Mortgages
Mortgages: underpinning housing and the economy as a whole
Mortgages: underpinning housing and the economy as a whole

How banks enable home ownership and thus stimulate the economy.
High prices and short supply characterise the property market. But that is not putting many people off: the desire for home ownership remains strong. For the majority of people in Switzerland, owning their own home still represents security and quality of life, making it the preferred form of housing.
Whoever finds a suitable property to buy or starts a new construction project soon faces the next challenge – financing. This is where mortgages usually come into play – and in Switzerland, they are relatively inexpensive compared to other countries. This is due in part to competition among banks and in part to the specific characteristics of the Swiss market.
Why mortgages in Switzerland are relatively inexpensive
The Swiss franc is a safe haven for investors worldwide. That is why they invest assets in our national currency. Due to this high demand, interest rates in Switzerland are normally well below the level in Europe and the USA.
In Germany and France, you can expect to pay 3 to 3.5% interest on a 10-year fixed-rate mortgage. In the USA, 5% interest is the norm – and it is often even more. In Switzerland, future homeowners can usually obtain a 10-year fixed-rate mortgage for less than 2%.

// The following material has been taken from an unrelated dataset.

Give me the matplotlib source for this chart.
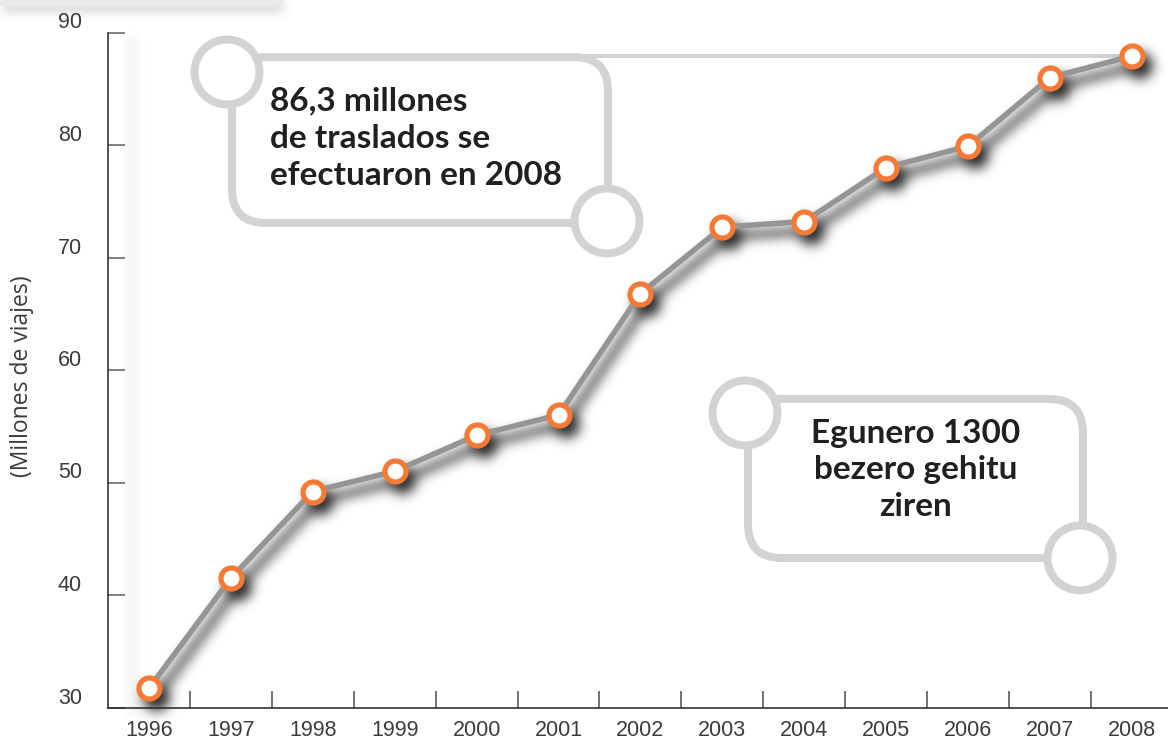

What connects mortgages with tradespeople
With a market share of over 95%, banks are by far the most important mortgage lenders in Switzerland and thus play a central role in real estate financing. This puts them at the start of a long value chain that ranges from construction to trades and architecture to insurance. Mortgages are therefore not only a private financing instrument, but also one of the most important sources of financing for the Swiss real estate market.
The Swiss mortgage market has a volume of around CHF 1.2 trillion. Mortgages account for around 86% of all domestic bank loans. In the third quarter of 2025, new mortgage lending reached over CHF 22 billion – the second-largest quarterly inflow in the last five years. This shows that mortgages are a significant driver of the economy.
Stability thanks to responsibility and clear rules
Given the importance of mortgages for the economy, a stable mortgage market is extremely important. Banks therefore assess the affordability of each loan on a case-by-case basis, support their customers over many years and use forward-looking risk management to ensure that defaults remain rare.
Prudent lending is essential in this regard. As part of its self-regulation, the Swiss Bankers Association therefore issues guidelines with minimum requirements for mortgage financing – for example, on equity capital, amortisation, and affordability checks. These standards are recognised by the Swiss Financial Market Supervisory Authority FINMA as minimum regulatory standards. They help to limit risks and prevent overheating.
Mortgages in Switzerland – a brief explanation
- A mortgage is a long-term loan used to finance apartments and houses.
- The property serves as collateral for the bank.
- Buyers must contribute at least 20% equity.
- The bank checks whether the monthly costs are affordable.
- Interest rates depend on market conditions and the chosen term.
- Mortgages make home ownership possible for many people and are an important part of the Swiss economy.